X bestrijdt de opgelegde aanslagen IB/PVV en vermogensbelasting over de jaren 1994 t/m 1998 gebaseerd op (vermeende) inkomsten uit activiteiten. Hof Amsterdam stelt vast dat X in de strafprocedure is vrijgesproken en verlaagt de aanslagen op grond van onschuldpresumptie.
X bestrijdt de opgelegde aanslagen IB/PVV en vermogensbelasting over de jaren 1994 t/m 1998. De aanslagen zijn gebaseerd op door de inspecteur aanwezig geachte, door X niet aangegeven, inkomens- en vermogensbestanddelen verkregen en gegenereerd door betrokkenheid bij grootschalige invoer van en handel in verdovende middelen.
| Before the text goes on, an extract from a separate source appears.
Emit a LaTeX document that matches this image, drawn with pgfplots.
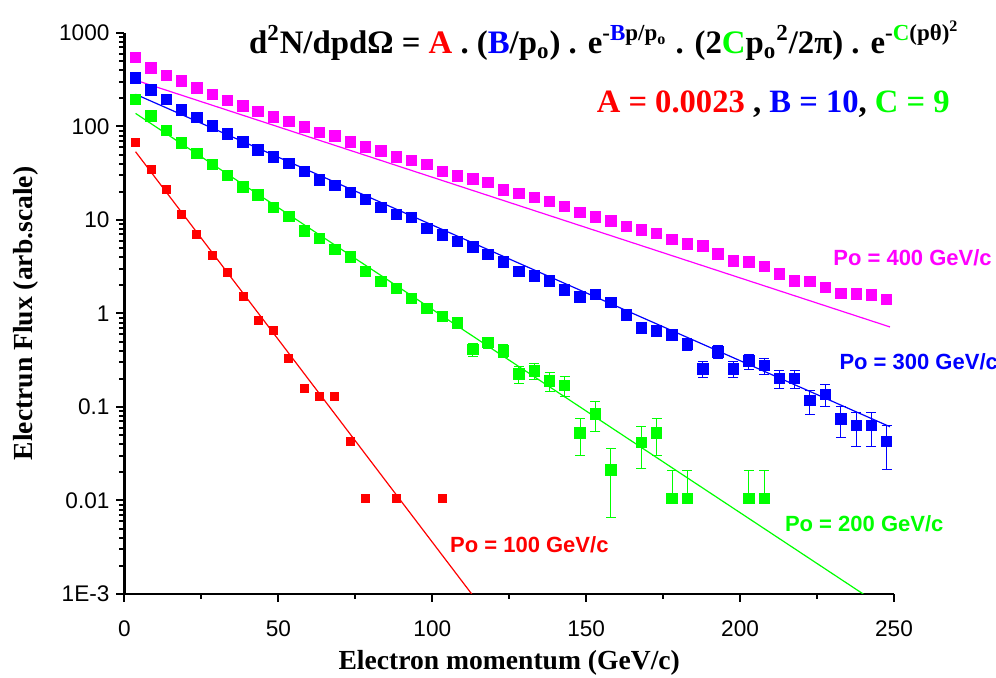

De inspecteur baseert zich daartoe op een strafrechtelijk onderzoek en strafdossier die ook ten grondslag hebben gelegen aan de strafrechtelijke vervolging van X. X is uiteindelijk alleen veroordeeld voor handel in hasj in de periode van 1 april 1994 t/m 9 december 1996. Van andere illegale activiteiten is X vrijgesproken. X legt zich niet neer bij de uitspraken van Rechtbank Noord-Holland.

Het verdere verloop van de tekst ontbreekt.